ImageFox Sunlight Pictures.  Mira Nair, director.  Hilary Swank and Richard Gere lead actors.  Ron Bass and Anna Hamilton Phelan screen-play writers.  111 minutes.   2009.

So I’m tardy with this review.  Not so.  I published it in In Sync magazine in its January 2010 issue—shortly after I viewed this film.  Now that my new social media is functioning, I’m publishing it again.  It synchronizes with my upcoming short story book Aviators, Adventurers, and Assassins which contains a flagship documentary-style novella that reveals the skullduggery extant on Earhart’s last flight, entitled Amelia.   (See sheltoncomm.com)

I’m an ol’ codger.  Amelia Earhart was an icon in my youth.  As an eight-year old nipper, I remember clearly where I was and what I was doing when I heard on the radio broadcast that Amelia Earhart was missing somewhere near Howland Island in the Central Pacific.  Yes, I’m that young.  With the massive search conducted by the US Navy, I was confident that they’d find her.  To no avail, unfortunately.    Accordingly, I have a vested interest in Amelia Earhart.

To paraphrase Ernest Hemingway, Amelia is an awful film.  It’s a great film.

Let’s explore “awful” first.   Amelia is a mishmash of miscellaneous scenes that lack coherence and purpose.  This film stumbles along some path I cannot discern.  If the viewer does not know the details of Amelia’s life, they may well wonder, when the lights come on, What was this film about?  

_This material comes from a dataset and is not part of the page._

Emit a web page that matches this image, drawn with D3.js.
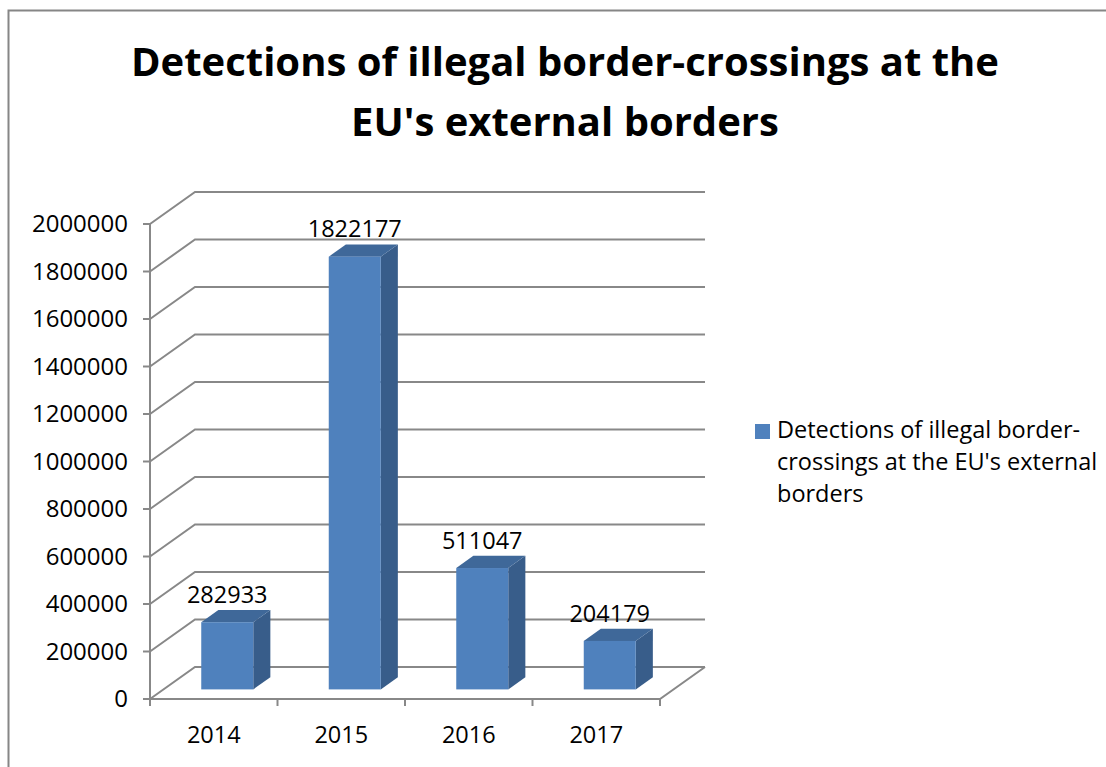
<!DOCTYPE html>
<html>
<head>
<meta charset="utf-8">
<script src="https://cdn.jsdelivr.net/npm/d3@7"></script>
<style>
  body { margin: 0; background: #fff; }
  svg text { font-family: "Open Sans", "DejaVu Sans", sans-serif; fill: #000; }
</style>
</head>
<body>
<script>
var years  = ["2014", "2015", "2016", "2017"];
var values = [282933, 1822177, 511047, 204179];
var yTicks = [0, 200000, 400000, 600000, 800000, 1000000, 1200000, 1400000, 1600000, 1800000, 2000000];
var titleLines  = ["Detections of illegal border-crossings at the", "EU's external borders"];
var legendLines = ["Detections of illegal border-", "crossings at the EU's external", "borders"];

var w = 1106, h = 767;

// front plane scales, depth goes back/up-right
var x = d3.scaleBand().domain(years).range([150, 660]);
var y = d3.scaleLinear().domain([0, 2000000]).range([699, 224]);
var depthX = 45, depthY = -32;
var zFront = 0.3, zBack = 0.68, barW = 52;

function px(xv, z) { return xv + depthX * z; }
function py(yv, z) { return yv + depthY * z; }

var svg = d3.select("body").append("svg")
  .attr("width", w)
  .attr("height", h);

// chart frame
svg.append("path")
  .attr("d", "M8.5," + (h + 5) + "V10.5H" + (w + 5))
  .attr("fill", "none")
  .attr("stroke", "#868686")
  .attr("stroke-width", 2);

// title
svg.selectAll("text.title")
  .data(titleLines)
  .enter()
  .append("text")
  .attr("class", "title")
  .attr("x", 565)
  .attr("y", function(d, i) { return 76 + i * 60; })
  .attr("text-anchor", "middle")
  .attr("font-size", "40px")
  .attr("font-weight", "bold")
  .text(function(d) { return d; });

var grid = "#888888";
var x0 = x.range()[0], x1 = x.range()[1];

// gridlines: side wall diagonal + back wall horizontal
svg.selectAll("path.grid")
  .data(yTicks)
  .enter()
  .append("path")
  .attr("class", "grid")
  .attr("fill", "none")
  .attr("stroke", grid)
  .attr("stroke-width", 2)
  .attr("d", function(d) {
    return "M" + x0 + "," + y(d) +
      "L" + px(x0, 1) + "," + py(y(d), 1) +
      "H" + px(x1, 1);
  });

// floor front edge and right edge
svg.append("path")
  .attr("fill", "none")
  .attr("stroke", grid)
  .attr("stroke-width", 2)
  .attr("d", "M" + x0 + "," + y(0) + "H" + x1 +
    "L" + px(x1, 1) + "," + py(y(0), 1));

// y axis
svg.append("g")
  .attr("class", "axis")
  .call(function(g) {
    g.append("line")
      .attr("x1", x0).attr("x2", x0)
      .attr("y1", y(2000000)).attr("y2", y(0) + 7)
      .attr("stroke", grid).attr("stroke-width", 2);
    var t = g.selectAll("g.tick").data(yTicks).enter().append("g")
      .attr("transform", function(d) { return "translate(0," + y(d) + ")"; });
    t.append("line")
      .attr("x1", x0 - 7).attr("x2", x0)
      .attr("stroke", grid).attr("stroke-width", 2);
    t.append("text")
      .attr("x", 128)
      .attr("dy", "0.35em")
      .attr("text-anchor", "end")
      .attr("font-size", "24px")
      .text(function(d) { return d; });
  });

// x axis ticks and labels
svg.selectAll("line.xtick")
  .data(years.concat(["end"]))
  .enter()
  .append("line")
  .attr("class", "xtick")
  .attr("x1", function(d, i) { return i < years.length ? x(d) : x1; })
  .attr("x2", function(d, i) { return i < years.length ? x(d) : x1; })
  .attr("y1", y(0))
  .attr("y2", y(0) + 7)
  .attr("stroke", grid)
  .attr("stroke-width", 2);

svg.selectAll("text.xlabel")
  .data(years)
  .enter()
  .append("text")
  .attr("class", "xlabel")
  .attr("x", function(d) { return x(d) + x.bandwidth() / 2; })
  .attr("y", 743)
  .attr("text-anchor", "middle")
  .attr("font-size", "23.5px")
  .text(function(d) { return d; });

// 3d bars
var bars = svg.selectAll("g.bar")
  .data(years.map(function(d, i) { return { year: d, value: values[i] }; }))
  .enter()
  .append("g")
  .attr("class", "bar");

function barPts(d) {
  var l = x(d.year) + x.bandwidth() / 2 - barW / 2, r = l + barW;
  var b = y(0), t = y(d.value);
  return { l: l, r: r, b: b, t: t };
}

// side
bars.append("path")
  .attr("fill", "#385D8A")
  .attr("d", function(d) {
    var p = barPts(d);
    return "M" + px(p.r, zFront) + "," + py(p.b, zFront) +
      "L" + px(p.r, zBack) + "," + py(p.b, zBack) +
      "L" + px(p.r, zBack) + "," + py(p.t, zBack) +
      "L" + px(p.r, zFront) + "," + py(p.t, zFront) + "Z";
  });

// top
bars.append("path")
  .attr("fill", "#3F6899")
  .attr("d", function(d) {
    var p = barPts(d);
    return "M" + px(p.l, zFront) + "," + py(p.t, zFront) +
      "L" + px(p.l, zBack) + "," + py(p.t, zBack) +
      "L" + px(p.r, zBack) + "," + py(p.t, zBack) +
      "L" + px(p.r, zFront) + "," + py(p.t, zFront) + "Z";
  });

// front
bars.append("rect")
  .attr("fill", "#4F81BD")
  .attr("x", function(d) { return px(barPts(d).l, zFront); })
  .attr("y", function(d) { return py(barPts(d).t, zFront); })
  .attr("width", barW)
  .attr("height", function(d) { var p = barPts(d); return p.b - p.t; });

// value labels
bars.append("text")
  .attr("x", function(d) { var p = barPts(d); return px(p.l, zFront) + barW / 2; })
  .attr("y", function(d) { return py(barPts(d).t, zBack) - 7; })
  .attr("text-anchor", "middle")
  .attr("font-size", "23.5px")
  .text(function(d) { return d.value; });

// legend
var legend = svg.append("g")
  .attr("transform", "translate(755,424)");

legend.append("rect")
  .attr("width", 15)
  .attr("height", 15)
  .attr("fill", "#4F81BD");

legend.selectAll("text")
  .data(legendLines)
  .enter()
  .append("text")
  .attr("x", 22)
  .attr("y", function(d, i) { return 14 + i * 32; })
  .attr("font-size", "23.5px")
  .text(function(d) { return d; });
</script>
</body>
</html>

Infrequently does Amelia engender empathy.  Without empathy, there is no involvement, entertainment, or communication.  On the whole, directing and acting are pedestrian—save Swank, from time-to-time.  Gere is wooden—not the robust hustler that was George Putnam.

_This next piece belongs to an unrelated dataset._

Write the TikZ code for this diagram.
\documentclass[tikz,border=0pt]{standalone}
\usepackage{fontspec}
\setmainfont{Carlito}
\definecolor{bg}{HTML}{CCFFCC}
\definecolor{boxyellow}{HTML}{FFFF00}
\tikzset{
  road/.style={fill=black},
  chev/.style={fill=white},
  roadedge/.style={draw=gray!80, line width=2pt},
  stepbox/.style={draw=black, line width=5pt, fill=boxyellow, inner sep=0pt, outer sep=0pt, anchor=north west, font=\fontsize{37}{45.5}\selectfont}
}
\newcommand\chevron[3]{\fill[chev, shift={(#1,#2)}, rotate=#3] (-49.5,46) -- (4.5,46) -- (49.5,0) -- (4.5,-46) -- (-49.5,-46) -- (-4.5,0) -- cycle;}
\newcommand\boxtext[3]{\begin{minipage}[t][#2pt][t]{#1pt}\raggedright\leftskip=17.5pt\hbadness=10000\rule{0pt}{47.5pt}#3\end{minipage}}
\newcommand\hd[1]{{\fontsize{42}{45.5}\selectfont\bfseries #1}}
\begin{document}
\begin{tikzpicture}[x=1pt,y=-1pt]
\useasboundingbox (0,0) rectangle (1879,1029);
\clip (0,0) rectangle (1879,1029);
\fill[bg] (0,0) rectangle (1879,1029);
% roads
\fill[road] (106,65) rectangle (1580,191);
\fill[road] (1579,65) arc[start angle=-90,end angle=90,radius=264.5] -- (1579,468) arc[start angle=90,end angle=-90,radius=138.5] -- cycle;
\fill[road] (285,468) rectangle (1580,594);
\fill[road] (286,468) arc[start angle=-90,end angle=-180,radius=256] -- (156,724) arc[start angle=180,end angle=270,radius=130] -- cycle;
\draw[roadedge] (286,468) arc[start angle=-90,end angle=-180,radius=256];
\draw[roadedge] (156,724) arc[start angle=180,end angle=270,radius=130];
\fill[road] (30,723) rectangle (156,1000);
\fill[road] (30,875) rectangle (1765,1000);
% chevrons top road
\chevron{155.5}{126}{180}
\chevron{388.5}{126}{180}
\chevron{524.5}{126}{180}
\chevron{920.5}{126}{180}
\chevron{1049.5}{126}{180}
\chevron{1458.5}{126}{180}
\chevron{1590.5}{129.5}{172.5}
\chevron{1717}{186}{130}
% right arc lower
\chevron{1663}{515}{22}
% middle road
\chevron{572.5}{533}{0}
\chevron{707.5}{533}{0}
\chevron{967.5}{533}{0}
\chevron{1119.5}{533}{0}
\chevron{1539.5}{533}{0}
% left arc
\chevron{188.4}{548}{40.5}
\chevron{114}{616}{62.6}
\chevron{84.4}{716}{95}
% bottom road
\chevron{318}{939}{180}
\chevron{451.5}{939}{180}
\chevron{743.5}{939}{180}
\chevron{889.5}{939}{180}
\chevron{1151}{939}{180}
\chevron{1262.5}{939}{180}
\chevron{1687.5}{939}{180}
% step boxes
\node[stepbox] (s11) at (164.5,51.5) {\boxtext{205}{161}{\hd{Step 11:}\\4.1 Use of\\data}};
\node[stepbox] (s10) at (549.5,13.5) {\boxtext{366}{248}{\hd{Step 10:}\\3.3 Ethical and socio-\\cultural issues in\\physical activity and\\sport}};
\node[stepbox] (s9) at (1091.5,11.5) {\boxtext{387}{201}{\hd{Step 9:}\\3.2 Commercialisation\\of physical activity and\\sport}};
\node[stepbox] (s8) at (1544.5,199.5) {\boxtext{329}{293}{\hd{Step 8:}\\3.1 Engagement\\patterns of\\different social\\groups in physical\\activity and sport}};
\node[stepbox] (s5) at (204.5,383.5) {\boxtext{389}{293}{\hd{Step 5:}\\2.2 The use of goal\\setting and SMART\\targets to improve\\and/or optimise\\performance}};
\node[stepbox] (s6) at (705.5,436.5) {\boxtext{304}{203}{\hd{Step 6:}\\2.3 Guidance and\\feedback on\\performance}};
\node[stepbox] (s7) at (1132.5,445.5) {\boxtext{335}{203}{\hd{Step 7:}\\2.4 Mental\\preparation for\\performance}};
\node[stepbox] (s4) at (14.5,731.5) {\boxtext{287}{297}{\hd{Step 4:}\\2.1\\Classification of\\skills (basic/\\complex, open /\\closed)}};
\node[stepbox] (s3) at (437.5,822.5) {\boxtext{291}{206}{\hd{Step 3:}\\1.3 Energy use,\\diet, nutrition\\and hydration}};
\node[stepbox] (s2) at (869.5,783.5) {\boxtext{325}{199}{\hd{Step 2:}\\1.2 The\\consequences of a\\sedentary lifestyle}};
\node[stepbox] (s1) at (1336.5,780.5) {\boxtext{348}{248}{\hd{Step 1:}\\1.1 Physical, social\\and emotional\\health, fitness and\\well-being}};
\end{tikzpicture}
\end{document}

I cringed that far, far too many close-ups show the actors staring into space looking at something off screen, or infernally smiling about something we cannot fathom or see.  Amelia is more of a romantic film than an autobiographical film of the dynamic aviatrix.  Perhaps, I expected too much.

Technical errors are myriad.  No need to discuss here; there’re posted on IMDb.   However, I’ll discuss a few that particularly vex me.   This film overlooks the fact that Amelia Earhart was a mediocre pilot, at best.  That’s what killed her.  She was over confident, stubborn, and had a narcissistic ego.  She believed Putnam’s publicity.  She failed to listen to her mentor, Paul Mantz, about learning Morse code and using the long-range antenna to transmit its signals.  She was palpably ignorant about radio procedures and its technical factors.  Her refusal to practice radio protocols with her guide ship, the USCGC Itasca is particularly troubling and is the direct reason of her death.

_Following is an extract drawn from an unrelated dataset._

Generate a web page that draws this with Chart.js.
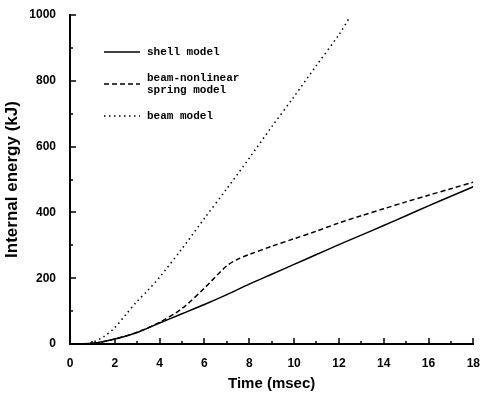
<!DOCTYPE html>
<html>
<head>
<meta charset="utf-8">
<script src="https://cdn.jsdelivr.net/npm/chart.js@4.4.1/dist/chart.umd.min.js"></script>
<style>
  html, body { margin: 0; padding: 0; background: #fff; }
  #wrap { width: 484px; height: 397px; }
</style>
</head>
<body>
<div id="wrap"><canvas id="energyChart"></canvas></div>
<script>
// values (time in msec, energy in kJ)
const shellTime = [0, 1, 2, 3, 4, 5, 6, 7, 8, 9, 10, 11, 12, 13, 14, 15, 16, 17, 18];
const shellEnergy = [0, 2, 15, 35, 64, 92, 120, 150, 182, 212, 242, 272, 302, 331, 360, 390, 420, 449, 478];

const springTime = [0, 1, 2, 3, 4, 5, 6, 7, 7.5, 8, 9, 10, 11, 12, 13, 14, 15, 16, 17, 18];
const springEnergy = [0, 2, 15, 36, 66, 108, 170, 238, 258, 272, 297, 320, 343, 368, 390, 411, 432, 452, 472, 492];

const beamTime = [0, 0.8, 1, 1.5, 2, 2.5, 3, 3.5, 4, 5, 6, 7, 8, 9, 10, 11, 12, 12.5];
const beamEnergy = [0, 0, 5, 22, 50, 90, 130, 165, 203, 290, 382, 472, 565, 660, 752, 847, 940, 995];

const legendLines = [['shell model'], ['beam-nonlinear', 'spring model'], ['beam model']];
const xTicks = [0, 2, 4, 6, 8, 10, 12, 14, 16, 18];
const yTicks = [0, 200, 400, 600, 800, 1000];

const toPoints = (xs, ys) => xs.map((x, i) => ({ x, y: ys[i] }));

// ticks in the figure point into the plot, with minor ticks in between
const inwardTicks = {
    id: 'inwardTicks',
    afterDraw(chart) {
        const { ctx, chartArea, scales: { x, y } } = chart;
        ctx.save();
        ctx.strokeStyle = '#000';
        ctx.lineWidth = 1.5;
        ctx.beginPath();
        for (let v = 1; v <= 18; v++) {
            const px = Math.round(x.getPixelForValue(v));
            ctx.moveTo(px, chartArea.bottom);
            ctx.lineTo(px, chartArea.bottom - (v % 2 ? 3 : 6));
        }
        for (let v = 100; v <= 1000; v += 100) {
            const py = Math.round(y.getPixelForValue(v));
            ctx.moveTo(chartArea.left, py);
            ctx.lineTo(chartArea.left + (v % 200 ? 3 : 6), py);
        }
        ctx.stroke();
        ctx.restore();
    }
};

// legend drawn inside the plot like the original
const insideLegend = {
    id: 'insideLegend',
    afterDraw(chart) {
        const ctx = chart.ctx;
        const rows = [52, 84, 116];
        ctx.save();
        ctx.fillStyle = '#000';
        ctx.font = 'bold 11px "Liberation Mono"';
        ctx.textBaseline = 'middle';
        chart.data.datasets.forEach((ds, i) => {
            const yy = rows[i];
            ctx.strokeStyle = '#000';
            ctx.lineWidth = ds.borderWidth;
            ctx.setLineDash(ds.borderDash || []);
            ctx.beginPath();
            ctx.moveTo(104, yy);
            ctx.lineTo(140, yy);
            ctx.stroke();
            const lines = legendLines[i];
            lines.forEach((t, k) => {
                ctx.fillText(t, 147, yy + (k - (lines.length - 1) / 2) * 12);
            });
        });
        ctx.restore();
    }
};

new Chart(document.getElementById('energyChart'), {
    type: 'line',
    data: {
        datasets: [
            { label: 'shell model', data: toPoints(shellTime, shellEnergy), borderColor: '#000', borderWidth: 1.5, pointRadius: 0, tension: 0.3, fill: false },
            { label: 'beam-nonlinear spring model', data: toPoints(springTime, springEnergy), borderColor: '#000', borderWidth: 1.5, borderDash: [5, 3], pointRadius: 0, tension: 0.3, fill: false },
            { label: 'beam model', data: toPoints(beamTime, beamEnergy), borderColor: '#000', borderWidth: 1.5, borderDash: [1.5, 3.5], pointRadius: 0, tension: 0.3, fill: false }
        ]
    },
    options: {
        responsive: true,
        maintainAspectRatio: false,
        animation: false,
        layout: { padding: { top: 15, right: 7, left: 0, bottom: 0 } },
        plugins: { legend: { display: false }, tooltip: { enabled: false } },
        scales: {
            x: {
                type: 'linear', min: 0, max: 18,
                afterBuildTicks: s => { s.ticks = xTicks.map(v => ({ value: v })); },
                afterFit: s => { s.height = 53; },
                grid: { display: false },
                border: { color: '#000', width: 2 },
                ticks: { color: '#000', padding: 4, callback: v => String(v), font: { family: 'Liberation Sans', size: 12, weight: 'bold' } },
                title: { display: true, text: 'Time (msec)', color: '#000', padding: { top: 6 }, font: { family: 'Liberation Sans', size: 15, weight: 'bold' } }
            },
            y: {
                min: 0, max: 1000,
                afterBuildTicks: s => { s.ticks = yTicks.map(v => ({ value: v })); },
                afterFit: s => { s.width = 70; },
                grid: { display: false },
                border: { color: '#000', width: 2 },
                ticks: { color: '#000', padding: 6, callback: v => String(v), font: { family: 'Liberation Sans', size: 12, weight: 'bold' } },
                title: { display: true, text: 'Internal energy (kJ)', color: '#000', padding: { bottom: 0, top: 2 }, font: { family: 'Liberation Sans', size: 17, weight: 'bold' } }
            }
        }
    },
    plugins: [inwardTicks, insideLegend]
});
</script>
</body>
</html>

The last scene is a disaster—a collage of technical nonsense.  Earhart is lost.  She cannot find Howland.  She is low on petrol.  And she cannot communicate with the Itasca with congruity.  Again prior knowledge of these few critical minutes is essential to understanding this scene and her fate.

If I were directing this last scene, we’d see the Electra from a high-angle, rear shot flying over the ocean and receding in size until it disappears.  On the soundtrack, we hear the twin-engines on the Electra purring loudly.  As the Electra decreases in size, the volume of the engines reduces in synchronization with the visuals. Mixed with the engine sounds, we faintly hear the jumbled voice radio-communications between Amelia and the Itasca. This voice also fades in volume.  Shortly we hear the engines supper, cough, and quit, one by one.  Then silence as the Electra disappears from view.

It’s a great film.  I was disappointed that Art Direction did not get a nomination for an Academy Award.  Airplanes, props, costumes, and automobiles set an authentic 1930s ambiance.  Swank is Amelia—outstanding look-alike with makeup, hairstyle, and clothes.  Most of the flying scenes of the ol’-time airplanes are spectacular—even the computer generated.  The blending of newsreel footage into the narrative is excellent.  Lastly, the Richard Rogers and Lorentz Hart tune Blue Moon sung by a pretend Billie Holiday stirs the soul.